Second, mothering is a complex and shifting issue that involves much more than mothers and children. It encompasses ideologies, resources, labour markets, technological changes, men, law, choices and obligations. Shifting social constructions of mothering are closely related to the provision of caring, because mothering is defined in relation to the needs of women as defined by society. The de-packaging of marriage, motherhood and employment alters the social construction of mothering and the definition of the need for social provisions of caring.

Third, rather than construct mothering as an essential psychological or moral attribute of women, constructions of mothering are more adequately addressed in a relational context: the dependencies of children and mothers parallel their autonomies from one another. While the agencies of both create the mothering relationship, this is contingent on structural factors. Dependency and autonomy are not just materially created.

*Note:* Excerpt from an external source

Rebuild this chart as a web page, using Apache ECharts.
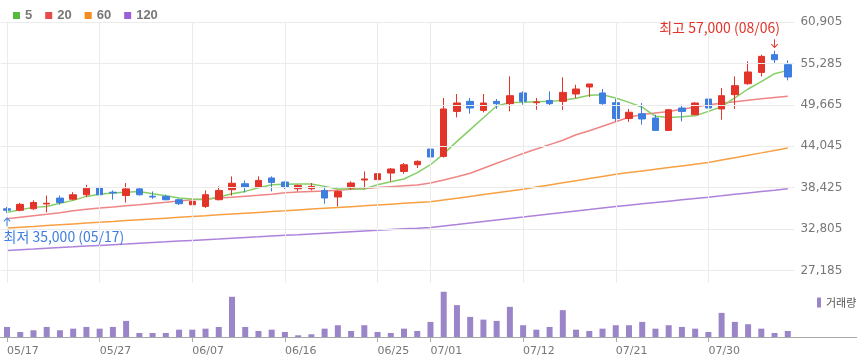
<!DOCTYPE html>
<html><head><meta charset="utf-8">
<script src="https://cdn.jsdelivr.net/npm/echarts@6/dist/echarts.min.js"></script>
<style>html,body{margin:0;padding:0;background:#fff}#c{width:857px;height:363px}</style>
</head><body><div id="c"></div>
<script>
const dates = ['05/17','05/20','05/21','05/22','05/23','05/24','05/25','05/27','05/28','05/29',
  '05/30','05/31','06/03','06/05','06/07','06/08','06/10','06/11','06/12','06/13',
  '06/14','06/16','06/17','06/18','06/19','06/20','06/21','06/24','06/25','06/26',
  '06/27','06/28','07/01','07/02','07/03','07/04','07/05','07/08','07/10','07/12',
  '07/13','07/15','07/16','07/17','07/18','07/19','07/21','07/22','07/23','07/24',
  '07/25','07/26','07/29','07/30','07/31','08/01','08/02','08/05','08/06','08/07'];
const tickLabelIdx = [0,7,14,21,28,32,39,46,53];

const opens  = [35550,35350,35550,36200,37000,36850,37450,38450,37800,37350,38250,37250,37230,36780,36100,35870,36780,38140,38950,38500,
  39730,39180,38270,38270,38040,37150,38370,39450,39500,40400,40620,41530,43660,42660,48770,50130,48910,50130,49820,51270,
  49950,50260,50130,51130,52080,51270,49950,47800,48450,47870,46190,49230,48320,50450,49100,51040,52530,54060,56470,55110];
const closes = [35350,36150,36400,36300,36400,37450,38350,37450,37700,38250,37450,37150,36780,36240,36550,37460,38040,39010,38500,39400,
  39130,38500,38720,38590,37010,37910,39050,39600,40310,40950,41530,41990,42580,49100,49910,49230,49910,49820,50900,50130,
  50050,49820,51350,51810,52490,49820,47800,48650,47740,46190,48990,48770,49910,49230,50900,52260,54120,56240,55790,53440];
const lows   = [35000,35200,35400,35050,36100,36700,37150,37150,36800,36400,37350,36900,36690,36060,35660,35660,36690,37330,37770,38370,
  37910,38240,37910,38040,36240,35870,38140,38270,39400,39270,40310,41080,41530,42500,47950,48460,48630,49100,48770,49680,
  48990,49540,48990,50590,50720,49680,47410,47350,46960,46190,46190,47410,48320,48180,47640,49100,52390,53520,55340,52980];
const highs  = [35800,36350,36700,37350,37350,37800,38800,39400,38050,39050,38500,37900,37460,36920,36880,38040,38590,39950,39400,39950,
  39950,39270,38820,39050,38590,38040,39270,40620,40490,41080,41760,42120,44700,50590,51130,50590,51130,50450,53520,51490,
  50590,51490,53390,52390,52490,51810,50450,49100,49910,48320,49100,49680,49990,50590,51940,53520,55560,56470,57000,55690];

const ma5   = [35060,35430,35740,35870,36310,36690,37230,37530,37690,37800,37910,37600,37330,37010,36880,36780,37150,37600,37910,38410,
  38820,38890,38910,38910,38590,38230,38230,38230,38820,39230,39590,40450,41530,43000,44700,46300,47900,49500,49990,50020,
  50090,50130,50290,50560,50970,51040,50590,49990,49340,48100,47950,48050,48190,48770,49410,50590,51810,52800,53890,54340];
const ma20  = [34200,34410,34610,34810,35020,35290,35490,35660,35790,35970,36100,36270,36440,36620,36780,36890,37010,37120,37260,37390,
  37530,37710,37820,37890,37950,38070,38190,38310,38430,38550,38670,38790,39035,39470,39905,40370,41050,41720,42390,43055,
  43665,44260,44860,45607,46150,46760,47370,47980,48350,48565,48770,49070,49380,49680,49880,50090,50290,50490,50670,50810];
const ma60  = [32940,33050,33160,33280,33390,33500,33610,33720,33830,33950,34060,34170,34280,34390,34500,34610,34730,34840,34950,35060,
  35170,35280,35400,35510,35620,35730,35840,35950,36070,36180,36290,36400,36510,36750,36990,37230,37480,37720,37960,38210,
  38500,38790,39080,39370,39650,39940,40230,40460,40690,40920,41140,41370,41600,41830,42160,42490,42820,43140,43470,43800];
const ma120 = [29900,30000,30090,30190,30290,30380,30480,30580,30680,30770,30870,30970,31060,31160,31260,31360,31450,31550,31650,31740,
  31840,31940,32030,32130,32230,32330,32430,32530,32630,32730,32830,32920,33020,33220,33420,33630,33830,34030,34230,34430,
  34640,34840,35040,35250,35450,35660,35860,36040,36220,36400,36580,36760,36940,37120,37310,37510,37700,37890,38080,38280];

const volumes = [100000,50000,67000,100000,67000,83000,100000,83000,100000,160000,40000,40000,40000,73000,73000,83000,100000,400000,100000,60000,
  73000,50000,17000,27000,83000,117000,60000,117000,50000,40000,83000,60000,150000,450000,317000,200000,173000,160000,300000,117000,
  73000,100000,267000,73000,60000,83000,117000,117000,150000,83000,117000,100000,83000,50000,240000,150000,127000,83000,40000,60000];

const yTicks = [27185,32805,38425,44045,49665,55285,60905];
const lowMark  = {idx: 0,  value: 35000, text: '최저 35,000 (05/17)'};
const highMark = {idx: 58, value: 57000, text: '최고 57,000 (08/06)'};

const UP = '#e3342a', DOWN = '#3d7ee0';
const C5 = '#86cf66', C20 = '#f08585', C60 = '#f7a043', C120 = '#ad82dc';
const LABEL = '#777';
const arrowUp = 'path://M5,0 L10,5 L9,6 L5.7,2.7 L5.7,12 L4.3,12 L4.3,2.7 L1,6 L0,5 Z';

const showIdx = (i) => tickLabelIdx.indexOf(i) >= 0;
const candles = dates.map((d, i) => [opens[i], closes[i], lows[i], highs[i]]);

const chart = echarts.init(document.getElementById('c'), null, {renderer: 'canvas'});
chart.setOption({
  animation: false,
  backgroundColor: '#fff',
  legend: [
    {
      left: 8, top: 4, icon: 'rect', itemWidth: 7, itemHeight: 7, itemGap: 13,
      textStyle: {color: LABEL, fontWeight: 'bold', fontSize: 13, fontFamily: 'Liberation Sans'},
      data: [
        {name: '5', itemStyle: {color: '#56b93c'}},
        {name: '20', itemStyle: {color: '#e84a4a'}},
        {name: '60', itemStyle: {color: '#f58a1f'}},
        {name: '120', itemStyle: {color: '#9d5fd6'}}
      ]
    },
    {
      left: 812, top: 292, icon: 'rect', itemWidth: 4, itemHeight: 10,
      textStyle: {color: '#555', fontSize: 11, fontFamily: 'Noto Sans CJK KR'},
      data: [{name: '거래량', itemStyle: {color: '#9b85c9'}}]
    }
  ],
  grid: [
    {left: 0.4, top: 22, width: 794, height: 261},
    {left: 0.4, top: 283, width: 794, height: 54},
    {left: 0, right: 0, top: 283, height: 54}
  ],
  xAxis: [
    {gridIndex: 0, type: 'category', data: dates, boundaryGap: true, show: false},
    {gridIndex: 1, type: 'category', data: dates, boundaryGap: true,
      axisLine: {show: false},
      axisTick: {show: true, alignWithLabel: true, interval: showIdx, length: 5, lineStyle: {color: '#aaa'}},
      axisLabel: {interval: showIdx, align: 'left', margin: 9, color: LABEL, fontSize: 11, fontFamily: 'DejaVu Sans'},
      splitLine: {show: false}},
    {gridIndex: 2, type: 'value', min: 0, max: 1, position: 'top',
      axisLine: {show: true, lineStyle: {color: '#a8a8a8'}}, axisTick: {show: false}, axisLabel: {show: false}, splitLine: {show: false}},
    {gridIndex: 2, type: 'value', min: 0, max: 1, position: 'bottom',
      axisLine: {show: true, lineStyle: {color: '#a8a8a8'}}, axisTick: {show: false}, axisLabel: {show: false}, splitLine: {show: false}}
  ],
  yAxis: [
    {gridIndex: 0, type: 'value', position: 'right', min: 25474, max: 60905, scale: true,
      axisLine: {show: false}, axisTick: {show: false, customValues: yTicks},
      axisLabel: {customValues: yTicks, color: LABEL, fontSize: 12, fontFamily: 'DejaVu Sans', margin: 6,
        padding: [4, 0, 0, 0], formatter: (v) => Number(v).toLocaleString('en-US')},
      splitLine: {show: false}},
    {gridIndex: 1, type: 'value', min: 0, max: 537000, show: false, splitLine: {show: false}},
    {gridIndex: 2, type: 'value', min: 0, max: 1, show: false, splitLine: {show: false}}
  ],
  series: [
    {
      name: 'gridlines', type: 'line', data: [], xAxisIndex: 0, yAxisIndex: 0, z: 1, silent: true,
      markLine: {
        silent: true, symbol: ['none', 'none'], label: {show: false}, animation: false,
        lineStyle: {color: '#ebebeb', type: 'solid', width: 1},
        emphasis: {disabled: true},
        data: tickLabelIdx.map(i => ({xAxis: dates[i]})).concat(yTicks.map(v => ({yAxis: v})))
      }
    },
    {name: '120', type: 'line', data: ma120, xAxisIndex: 0, yAxisIndex: 0, showSymbol: false, z: 2,
      lineStyle: {color: C120, width: 1.5}, itemStyle: {color: C120}},
    {name: '60', type: 'line', data: ma60, xAxisIndex: 0, yAxisIndex: 0, showSymbol: false, z: 2,
      lineStyle: {color: C60, width: 1.5}, itemStyle: {color: C60}},
    {name: '20', type: 'line', data: ma20, xAxisIndex: 0, yAxisIndex: 0, showSymbol: false, z: 2,
      lineStyle: {color: C20, width: 1.5}, itemStyle: {color: C20}},
    {name: '5', type: 'line', data: ma5, xAxisIndex: 0, yAxisIndex: 0, showSymbol: false, z: 2,
      lineStyle: {color: C5, width: 1.5}, itemStyle: {color: C5}},
    {
      name: 'price', type: 'candlestick', data: candles, xAxisIndex: 0, yAxisIndex: 0, z: 3, barWidth: 7,
      itemStyle: {color: UP, color0: DOWN, borderColor: UP, borderColor0: DOWN, borderWidth: 1},
      markPoint: {
        animation: false, silent: true,
        data: [
          {coord: [dates[lowMark.idx], lowMark.value], symbol: arrowUp, symbolSize: [7, 9], symbolOffset: [0, 9],
            itemStyle: {color: DOWN},
            label: {show: true, formatter: lowMark.text, position: [0, 19], align: 'left', verticalAlign: 'middle',
              color: DOWN, fontSize: 14, fontFamily: 'Noto Sans CJK KR'}},
          {coord: [dates[highMark.idx], highMark.value], symbol: arrowUp, symbolRotate: 180, symbolSize: [7, 9], symbolOffset: [0, -7],
            itemStyle: {color: UP},
            label: {show: true, formatter: highMark.text, position: [9, -12], align: 'right', verticalAlign: 'middle',
              color: UP, fontSize: 14, fontFamily: 'Noto Sans CJK KR'}}
        ]
      }
    },
    {name: '거래량', type: 'bar', data: volumes, xAxisIndex: 1, yAxisIndex: 1, barWidth: 6,
      itemStyle: {color: '#9b85c9'}}
  ]
});
</script>
</body></html>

One consequence of constructing mothering in a way that is not centred on women, however, is that it may imply women’s loss of a particular kind of control. Since core identities are often constructed on the basis of being a mother and doing mothering, such losses may be painful and may involve large numbers of women. Yet the identification of women with the ‘essence’ of motherhood seems to have brought no gains for women in other spheres of social life. Nostalgic views of mothering risk stressing losses rather than contradictory shifts, gains and redefinitions. They also underestimate change and fail to take sufficient account of the power of women in shaping mothering in ways that suit their own needs and interests.